Can you set down, exactly as they appear below, the lines from the opening of the material through the one bearing "v_250 = [1.0, 0.9, 1.0, 0.897, 0.9, 1.0, 0.9, 1.0, 1.0]", minus the pictures?

* BEGIN DATA FOR PROCESSING *

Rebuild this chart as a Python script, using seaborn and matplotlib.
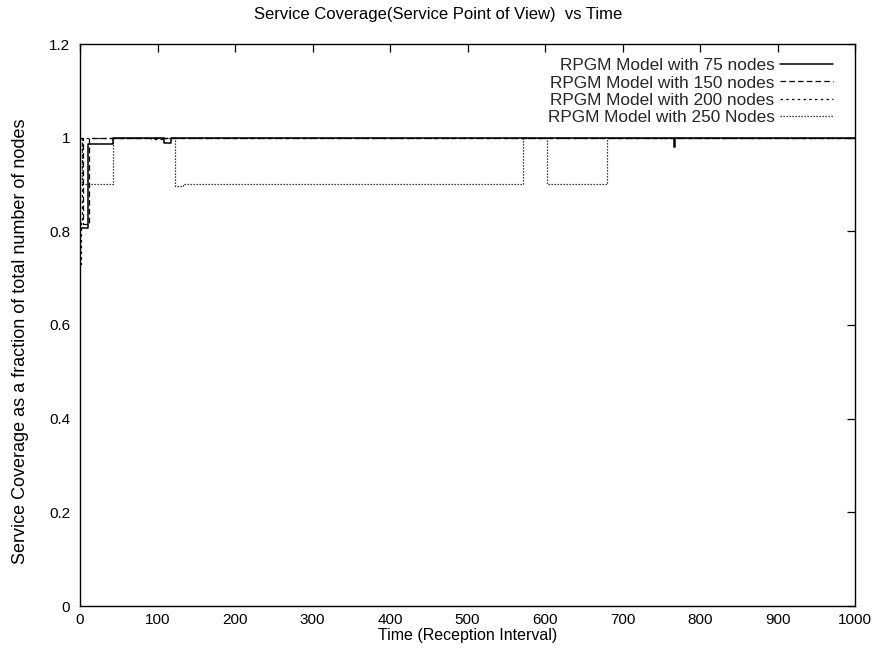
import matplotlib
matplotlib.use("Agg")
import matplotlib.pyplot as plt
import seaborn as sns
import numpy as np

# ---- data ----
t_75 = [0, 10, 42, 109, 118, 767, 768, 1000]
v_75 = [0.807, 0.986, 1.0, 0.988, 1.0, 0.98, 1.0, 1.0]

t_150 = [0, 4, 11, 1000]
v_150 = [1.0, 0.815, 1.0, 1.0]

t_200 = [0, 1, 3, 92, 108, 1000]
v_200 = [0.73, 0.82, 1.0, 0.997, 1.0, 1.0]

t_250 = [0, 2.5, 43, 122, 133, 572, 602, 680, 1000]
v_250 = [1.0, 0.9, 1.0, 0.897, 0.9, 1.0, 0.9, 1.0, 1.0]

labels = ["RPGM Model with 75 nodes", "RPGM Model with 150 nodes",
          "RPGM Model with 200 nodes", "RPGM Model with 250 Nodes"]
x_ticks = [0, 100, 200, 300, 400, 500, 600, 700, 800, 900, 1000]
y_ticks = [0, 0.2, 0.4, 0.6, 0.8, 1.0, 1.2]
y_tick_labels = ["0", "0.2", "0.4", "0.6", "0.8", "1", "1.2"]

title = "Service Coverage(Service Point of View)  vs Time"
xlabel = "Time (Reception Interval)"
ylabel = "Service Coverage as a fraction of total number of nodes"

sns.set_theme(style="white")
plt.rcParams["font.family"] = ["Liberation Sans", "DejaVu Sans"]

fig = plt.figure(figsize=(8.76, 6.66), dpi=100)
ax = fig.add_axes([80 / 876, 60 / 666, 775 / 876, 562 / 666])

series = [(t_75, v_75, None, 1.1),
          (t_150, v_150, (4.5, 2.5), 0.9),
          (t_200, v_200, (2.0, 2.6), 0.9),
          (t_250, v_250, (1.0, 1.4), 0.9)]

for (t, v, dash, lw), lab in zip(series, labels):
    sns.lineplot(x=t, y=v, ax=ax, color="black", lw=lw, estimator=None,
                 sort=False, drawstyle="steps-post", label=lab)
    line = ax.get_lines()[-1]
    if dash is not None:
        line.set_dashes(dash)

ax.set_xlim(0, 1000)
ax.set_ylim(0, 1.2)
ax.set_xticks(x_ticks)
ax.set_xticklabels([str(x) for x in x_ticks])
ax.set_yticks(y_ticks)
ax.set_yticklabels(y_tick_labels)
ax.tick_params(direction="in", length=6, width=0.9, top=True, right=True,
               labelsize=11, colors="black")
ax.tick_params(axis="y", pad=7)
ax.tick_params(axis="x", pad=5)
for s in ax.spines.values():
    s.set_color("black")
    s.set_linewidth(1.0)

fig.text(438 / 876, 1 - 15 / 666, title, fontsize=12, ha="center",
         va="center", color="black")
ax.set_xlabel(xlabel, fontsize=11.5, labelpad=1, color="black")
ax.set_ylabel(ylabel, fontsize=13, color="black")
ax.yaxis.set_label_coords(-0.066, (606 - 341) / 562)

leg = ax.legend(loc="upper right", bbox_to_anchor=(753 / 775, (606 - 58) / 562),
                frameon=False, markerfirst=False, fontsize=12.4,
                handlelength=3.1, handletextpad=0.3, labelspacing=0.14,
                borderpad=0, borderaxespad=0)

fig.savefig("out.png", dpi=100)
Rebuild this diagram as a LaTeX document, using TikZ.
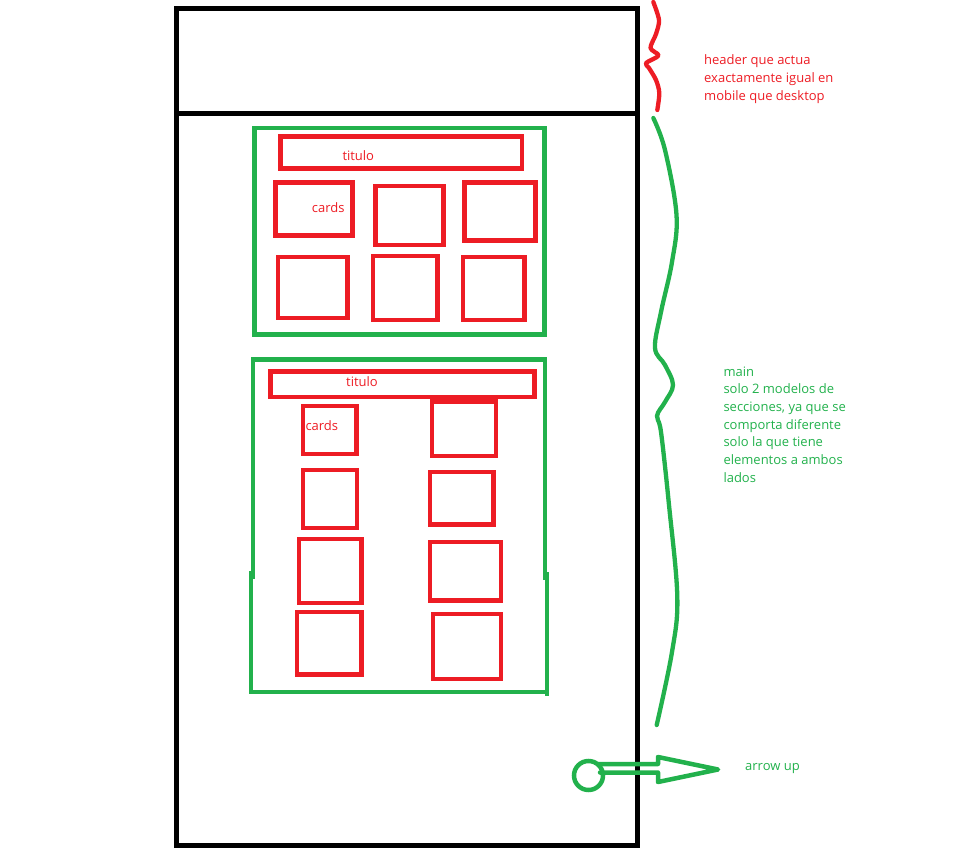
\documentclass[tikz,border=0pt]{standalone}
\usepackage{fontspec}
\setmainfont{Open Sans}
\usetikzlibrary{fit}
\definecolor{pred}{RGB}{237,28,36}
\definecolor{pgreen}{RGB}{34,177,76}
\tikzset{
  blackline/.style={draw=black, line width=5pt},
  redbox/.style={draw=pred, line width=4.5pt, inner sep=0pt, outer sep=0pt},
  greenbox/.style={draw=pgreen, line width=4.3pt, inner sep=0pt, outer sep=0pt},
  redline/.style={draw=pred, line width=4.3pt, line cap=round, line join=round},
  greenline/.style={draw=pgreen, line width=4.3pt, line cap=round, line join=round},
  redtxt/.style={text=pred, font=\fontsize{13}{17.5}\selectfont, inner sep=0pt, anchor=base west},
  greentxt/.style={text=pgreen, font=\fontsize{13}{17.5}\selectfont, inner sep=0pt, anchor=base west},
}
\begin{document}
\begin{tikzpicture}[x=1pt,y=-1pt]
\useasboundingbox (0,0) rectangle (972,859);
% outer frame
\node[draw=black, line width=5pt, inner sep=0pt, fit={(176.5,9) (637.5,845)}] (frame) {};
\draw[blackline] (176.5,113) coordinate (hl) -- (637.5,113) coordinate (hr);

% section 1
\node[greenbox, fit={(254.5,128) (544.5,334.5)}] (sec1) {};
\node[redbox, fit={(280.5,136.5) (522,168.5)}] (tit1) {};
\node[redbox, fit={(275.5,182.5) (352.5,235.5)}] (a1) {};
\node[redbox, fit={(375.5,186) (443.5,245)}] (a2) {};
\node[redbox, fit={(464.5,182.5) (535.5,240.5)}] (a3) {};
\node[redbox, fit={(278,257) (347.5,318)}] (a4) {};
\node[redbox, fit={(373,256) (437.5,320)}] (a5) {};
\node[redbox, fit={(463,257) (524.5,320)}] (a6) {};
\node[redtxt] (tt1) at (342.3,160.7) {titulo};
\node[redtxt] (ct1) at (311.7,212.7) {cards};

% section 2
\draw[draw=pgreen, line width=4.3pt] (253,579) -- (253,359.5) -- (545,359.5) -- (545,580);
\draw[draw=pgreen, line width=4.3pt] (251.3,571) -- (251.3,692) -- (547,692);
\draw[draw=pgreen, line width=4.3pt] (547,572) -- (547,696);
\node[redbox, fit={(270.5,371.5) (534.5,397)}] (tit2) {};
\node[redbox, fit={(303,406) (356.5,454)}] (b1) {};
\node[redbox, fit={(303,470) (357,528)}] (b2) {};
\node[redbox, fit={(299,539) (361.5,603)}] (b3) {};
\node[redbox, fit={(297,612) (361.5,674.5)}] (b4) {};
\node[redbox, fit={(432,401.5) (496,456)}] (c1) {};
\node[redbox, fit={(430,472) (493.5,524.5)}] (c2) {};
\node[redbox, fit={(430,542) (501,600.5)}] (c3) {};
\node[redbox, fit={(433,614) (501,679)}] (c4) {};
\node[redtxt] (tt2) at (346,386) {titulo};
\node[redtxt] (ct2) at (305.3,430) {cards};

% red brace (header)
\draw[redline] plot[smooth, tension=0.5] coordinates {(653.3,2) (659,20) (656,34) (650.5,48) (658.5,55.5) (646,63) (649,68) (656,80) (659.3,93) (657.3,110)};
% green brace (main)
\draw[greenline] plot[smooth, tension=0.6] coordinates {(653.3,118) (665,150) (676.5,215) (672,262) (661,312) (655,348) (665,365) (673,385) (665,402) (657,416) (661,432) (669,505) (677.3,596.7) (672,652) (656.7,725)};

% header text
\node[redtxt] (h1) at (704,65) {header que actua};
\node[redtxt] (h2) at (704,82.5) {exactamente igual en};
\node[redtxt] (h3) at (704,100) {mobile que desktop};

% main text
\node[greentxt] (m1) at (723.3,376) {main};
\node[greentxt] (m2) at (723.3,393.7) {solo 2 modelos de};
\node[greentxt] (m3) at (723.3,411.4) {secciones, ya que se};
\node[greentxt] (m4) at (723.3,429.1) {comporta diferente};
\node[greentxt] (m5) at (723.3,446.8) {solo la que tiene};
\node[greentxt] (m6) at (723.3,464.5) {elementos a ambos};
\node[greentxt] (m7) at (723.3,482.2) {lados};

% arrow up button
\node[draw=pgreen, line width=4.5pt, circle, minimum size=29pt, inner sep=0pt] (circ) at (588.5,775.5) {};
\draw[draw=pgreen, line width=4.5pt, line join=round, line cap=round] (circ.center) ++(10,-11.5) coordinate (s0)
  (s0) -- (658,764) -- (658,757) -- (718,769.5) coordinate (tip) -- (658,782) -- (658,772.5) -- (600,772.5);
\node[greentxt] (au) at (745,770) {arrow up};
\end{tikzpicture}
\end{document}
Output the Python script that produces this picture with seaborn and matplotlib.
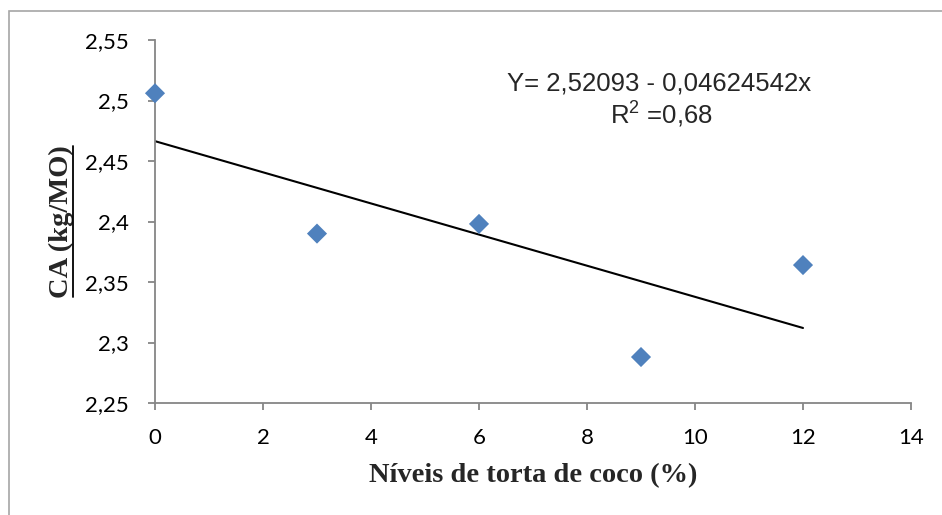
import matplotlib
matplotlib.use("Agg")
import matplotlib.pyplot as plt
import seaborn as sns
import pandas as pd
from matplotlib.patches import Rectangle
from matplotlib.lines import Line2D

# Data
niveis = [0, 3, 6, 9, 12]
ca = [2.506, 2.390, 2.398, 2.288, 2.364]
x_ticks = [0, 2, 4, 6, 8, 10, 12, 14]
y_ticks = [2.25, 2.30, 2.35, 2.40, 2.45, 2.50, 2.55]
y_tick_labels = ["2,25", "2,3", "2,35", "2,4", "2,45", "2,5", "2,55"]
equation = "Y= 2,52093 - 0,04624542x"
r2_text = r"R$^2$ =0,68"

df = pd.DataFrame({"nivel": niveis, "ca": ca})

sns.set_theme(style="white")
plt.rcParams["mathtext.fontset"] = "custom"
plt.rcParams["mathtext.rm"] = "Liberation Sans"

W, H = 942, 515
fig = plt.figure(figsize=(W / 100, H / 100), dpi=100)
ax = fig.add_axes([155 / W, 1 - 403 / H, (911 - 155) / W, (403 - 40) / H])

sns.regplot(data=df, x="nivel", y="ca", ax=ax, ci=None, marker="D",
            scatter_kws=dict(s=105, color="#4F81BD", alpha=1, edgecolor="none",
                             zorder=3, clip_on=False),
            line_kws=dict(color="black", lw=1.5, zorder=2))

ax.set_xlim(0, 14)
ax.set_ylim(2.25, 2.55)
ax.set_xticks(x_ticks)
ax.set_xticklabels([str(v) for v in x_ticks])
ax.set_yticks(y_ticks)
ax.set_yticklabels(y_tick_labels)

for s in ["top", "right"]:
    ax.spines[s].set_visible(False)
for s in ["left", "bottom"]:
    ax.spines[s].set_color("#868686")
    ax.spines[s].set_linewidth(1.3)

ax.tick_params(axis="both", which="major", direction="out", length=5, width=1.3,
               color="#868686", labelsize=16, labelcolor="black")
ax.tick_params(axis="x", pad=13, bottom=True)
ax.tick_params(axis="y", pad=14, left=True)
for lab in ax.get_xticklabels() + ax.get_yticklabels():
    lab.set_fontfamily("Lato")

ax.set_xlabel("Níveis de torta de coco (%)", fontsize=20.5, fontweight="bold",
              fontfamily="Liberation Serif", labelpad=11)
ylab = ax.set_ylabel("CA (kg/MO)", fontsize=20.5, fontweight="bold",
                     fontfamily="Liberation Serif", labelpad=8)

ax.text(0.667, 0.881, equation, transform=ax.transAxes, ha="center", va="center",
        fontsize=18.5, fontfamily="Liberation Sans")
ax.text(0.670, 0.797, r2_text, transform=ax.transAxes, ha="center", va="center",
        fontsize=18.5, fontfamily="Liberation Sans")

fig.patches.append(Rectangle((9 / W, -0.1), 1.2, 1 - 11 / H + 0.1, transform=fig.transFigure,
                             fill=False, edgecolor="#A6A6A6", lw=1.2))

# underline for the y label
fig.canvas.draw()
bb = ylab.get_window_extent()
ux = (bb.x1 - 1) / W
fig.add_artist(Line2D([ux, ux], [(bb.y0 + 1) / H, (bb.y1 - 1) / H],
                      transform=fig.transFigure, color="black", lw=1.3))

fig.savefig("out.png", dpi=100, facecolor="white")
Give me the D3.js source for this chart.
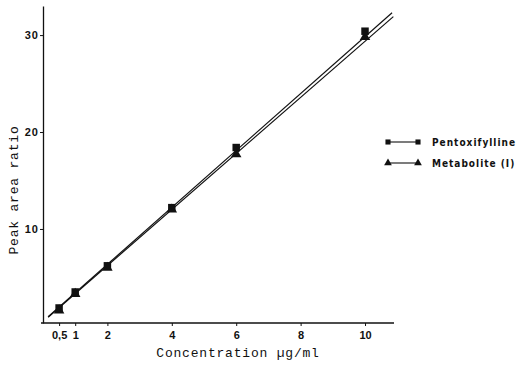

* END DATA FOR PROCESSING *

§ **SOLUTION TO THIS TASK**:
Rebuild this chart as a Python script, using seaborn and matplotlib.
import matplotlib
matplotlib.use("Agg")
import matplotlib.pyplot as plt
import seaborn as sns
import numpy as np

# ---- data ----
t_75 = [0, 10, 42, 109, 118, 767, 768, 1000]
v_75 = [0.807, 0.986, 1.0, 0.988, 1.0, 0.98, 1.0, 1.0]

t_150 = [0, 4, 11, 1000]
v_150 = [1.0, 0.815, 1.0, 1.0]

t_200 = [0, 1, 3, 92, 108, 1000]
v_200 = [0.73, 0.82, 1.0, 0.997, 1.0, 1.0]

t_250 = [0, 2.5, 43, 122, 133, 572, 602, 680, 1000]
v_250 = [1.0, 0.9, 1.0, 0.897, 0.9, 1.0, 0.9, 1.0, 1.0]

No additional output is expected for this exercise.